Gravitational perturbations thereafter pulled the meteor stream orbit away from Earth, and the shower was presumed to be essentially extinct. However, the June Bootids awoke with a vengeance in 1998, when observed rates of a meteor per minute were seen for over 12 hours.

It’s fair to say there may be little or no activity this year, but you won’t know if you don’t look. Observers should be on the lookout for Bootid “shooting-stars” from June 22 to July 2. Any potential outburst, however, will occur Saturday morning, June 27.

The shower’s radiant – the point in the sky from which meteors appear to originate from – is located in northern Bootes near the border with Draco, and will be excellently positioned as darkness falls. It’ll appear nearly overhead and will remain in view through the whole night.

Keep in mind that Bootid meteors are extremely slow, with a speed of “only” 11 miles (18 kilometers) per second. Meteors coming from the same radiant in Bootes, but not traveling more slowly than most other meteors visible at that time, aren’t June Bootids.

Map – June Bootids radiant position.

Some meteors don’t belong to any known shower. These are the sporadic meteors, caused by random bits of comet debris spread throughout the inner solar system. They appear randomly across the sky all year long.

In this month’s night sky, careful observers can expect around four sporadics per hour during the morning hours and two during the dark evening.

Observing Aids

Northern Hemisphere’s Sky – This map portrays the sky as seen near 40° north latitude at 11 P.M. local daylight time in early June and 10 P.M. in late June.

Southern Hemisphere’s Sky – This map is plotted for 35° south latitude. It shows the sky at 8 P.M. local time in early June and 7 P.M. in late June.

Visibility of the Planets – The table provides general information about the visibility of the planets during the current month.

Phases of the Moon – This Moon Phase Calendar shows the Moon’s phase for every day in June.

Jupiter’s Moons – The diagram shows the positions of Galilean satellites on each day in June at midnight.

Sky Events

June 1 – 4 P.M. EDT: The Moon is 1.9° north of Saturn.

June 2 – 12:19 P.M. EDT: Full Moon.

June 6 – 2 P.M. EDT: Venus is at greatest eastern elongation, 45° east of the Sun in the evening sky. 6 P.M. EDT: Dwarf planet Ceres is stationary.

June 8 – 11 P.M. EDT: The Moon is 3° north of Neptune.

June 9 – 11:42 A.M. EDT: Last Quarter Moon.

June 10 – 12:44 A.M. EDT: The Moon is at perigee, the point in its orbit when it’s nearest to Earth.

June 11 – 4 P.M. EDT: Mercury is stationary. 4 P.M. EDT: The Moon is 0.5° south of Uranus. 9 P.M. EDT: Asteroid 2 Pallas is at opposition.

June 12 – 4 P.M. EDT: Neptune is stationary.

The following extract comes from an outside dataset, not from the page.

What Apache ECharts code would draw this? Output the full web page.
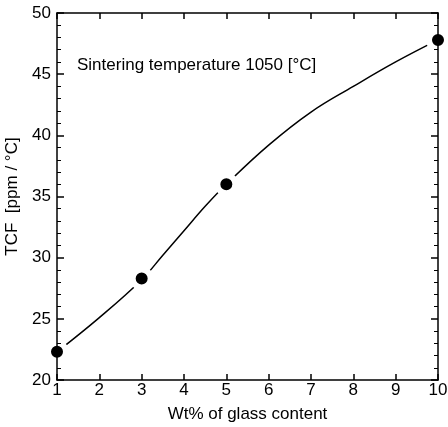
<!DOCTYPE html>
<html><head><meta charset="utf-8">
<script src="https://cdn.jsdelivr.net/npm/echarts@6/dist/echarts.min.js"></script>
<style>html,body{margin:0;padding:0;background:#fff}#c{width:448px;height:427px}</style>
</head><body><div id="c"></div>
<script>
// measured points
var glassWt = [1, 3, 5, 10];
var tcf = [22.3, 28.3, 36.0, 47.8];
// fitted curve
var curveX = [1, 2, 3, 3.5, 4, 4.5, 5, 6, 7, 8, 9, 10];
var curveY = [22.3, 25.1, 28.2, 30.2, 32.2, 34.2, 36.0, 39.2, 41.9, 44.0, 46.0, 47.8];
var xTicks = [1, 2, 3, 4, 5, 6, 7, 8, 9, 10];
var yTicks = [20, 25, 30, 35, 40, 45, 50];

var font = 'Liberation Sans, Arial, sans-serif';
function zip(a, b) { return a.map(function (v, i) { return [v, b[i]]; }); }
var chart = echarts.init(document.getElementById('c'));
var axisLine = { show: true, lineStyle: { color: '#000', width: 1.5 } };
chart.setOption({
  animation: false,
  grid: { left: 57, right: 10, top: 13, bottom: 47, outerBoundsMode: 'none', containLabel: false },
  title: {
    text: 'Sintering temperature 1050 [°C]',
    left: 72, top: 52,
    textStyle: { fontFamily: font, fontSize: 17, fontWeight: 'normal', color: '#000' }
  },
  xAxis: [{
    type: 'value', min: xTicks[0], max: xTicks[xTicks.length - 1], interval: 1, z: 10,
    name: 'Wt% of glass content', nameLocation: 'middle', nameGap: 26,
    nameTextStyle: { fontFamily: font, fontSize: 17, color: '#000' },
    axisLine: axisLine,
    axisTick: { inside: true, length: 6, lineStyle: { color: '#000', width: 1.5 } },
    axisLabel: { fontFamily: font, fontSize: 17, color: '#000', margin: 2 },
    splitLine: { show: false }
  }, {
    type: 'value', position: 'top', min: 1, max: 10, interval: 1, z: 10,
    axisLine: axisLine,
    axisTick: { inside: true, length: 6, lineStyle: { color: '#000', width: 1.5 } },
    axisLabel: { show: false }, splitLine: { show: false }
  }],
  yAxis: [{
    type: 'value', min: yTicks[0], max: yTicks[yTicks.length - 1], interval: 5, z: 10,
    name: 'TCF  [ppm / °C]', nameLocation: 'middle', nameGap: 31, nameRotate: 90,
    nameTextStyle: { fontFamily: font, fontSize: 17, color: '#000' },
    axisLine: axisLine,
    axisTick: { inside: true, length: 7, lineStyle: { color: '#000', width: 1.5 } },
    minorTick: { show: true, splitNumber: 5, length: 4, lineStyle: { color: '#000', width: 1 } },
    axisLabel: { fontFamily: font, fontSize: 17, color: '#000', margin: 6 },
    splitLine: { show: false }
  }, {
    type: 'value', position: 'right', min: 20, max: 50, interval: 5, z: 10,
    axisLine: axisLine,
    axisTick: { inside: true, length: 7, lineStyle: { color: '#000', width: 1.5 } },
    minorTick: { show: true, splitNumber: 5, length: 4, lineStyle: { color: '#000', width: 1 } },
    axisLabel: { show: false }, splitLine: { show: false }
  }],
  series: [{
    type: 'line', data: zip(curveX, curveY), smooth: 0.4, showSymbol: false,
    lineStyle: { color: '#000', width: 1.5 }, z: 2, silent: true
  }, {
    type: 'scatter', data: zip(glassWt, tcf), symbol: 'circle', symbolSize: 18,
    itemStyle: { color: '#000', opacity: 1, borderColor: '#fff', borderWidth: 6 }, z: 3
  }]
});
</script></body></html>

June 14 – 11 A.M. EDT: Mars is in conjunction with the Sun. 10 P.M. EDT: The Moon is 0.5° south of Mercury.

June 15 – 8 A.M. EDT: The Moon is 1° north of Aldebaran (Alpha Tauri).

June 16 – 10:05 A.M. EDT: New Moon.

June 20 – 8 P.M. EDT: The Moon is 5° south of Jupiter.

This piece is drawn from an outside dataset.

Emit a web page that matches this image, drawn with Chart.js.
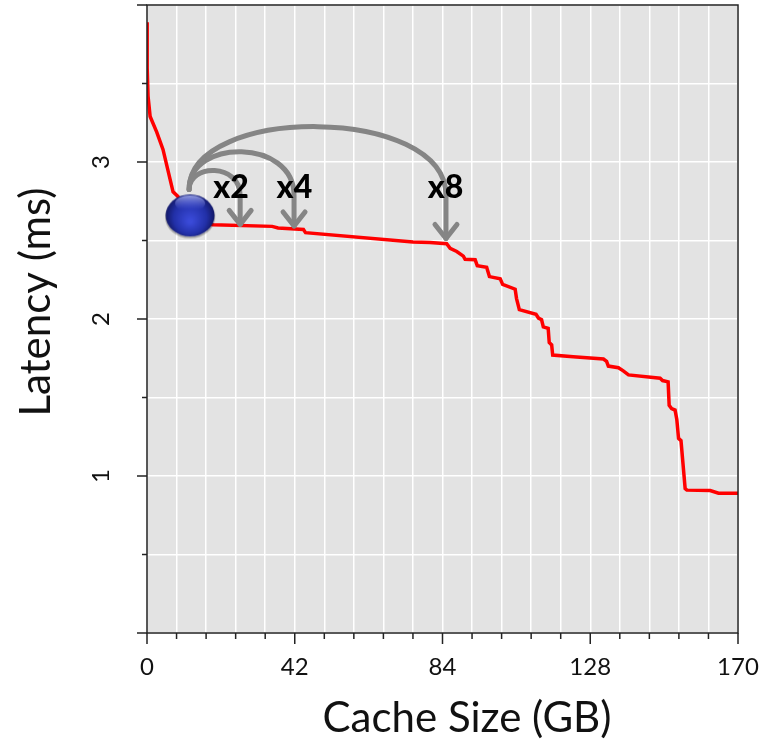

June 21 – 12:38 P.M. EDT: The June solstice occurs.

June 23 – 1:00 P.M. EDT: The Moon is at apogee, the point in its orbit when it’s farthest from Earth.

June 24 – 4 A.M. EDT: Mercury is 2° north of Aldebaran (Alpha Tauri). 7:03 A.M. EDT: First Quarter Moon. 1 P.M. EDT: Mercury is at greatest western elongation, 22° west of the Sun in the morning sky.

June 28 – 9 P.M. EDT: The Moon is 2° north of Saturn.

June 30 – 10 P.M. EDT: Venus and Jupiter are only 0.3° apart.

The information provided on this page is accurate for the world’s mid-northern latitudes. Finder maps for the five naked eye planets are plotted for 40° north latitude, but can also be used from other latitudes close to 40° north. Except the two all-sky maps, all other maps can be used no matter the latitude. Local time (local daylight time during summer) represents the time of the reader.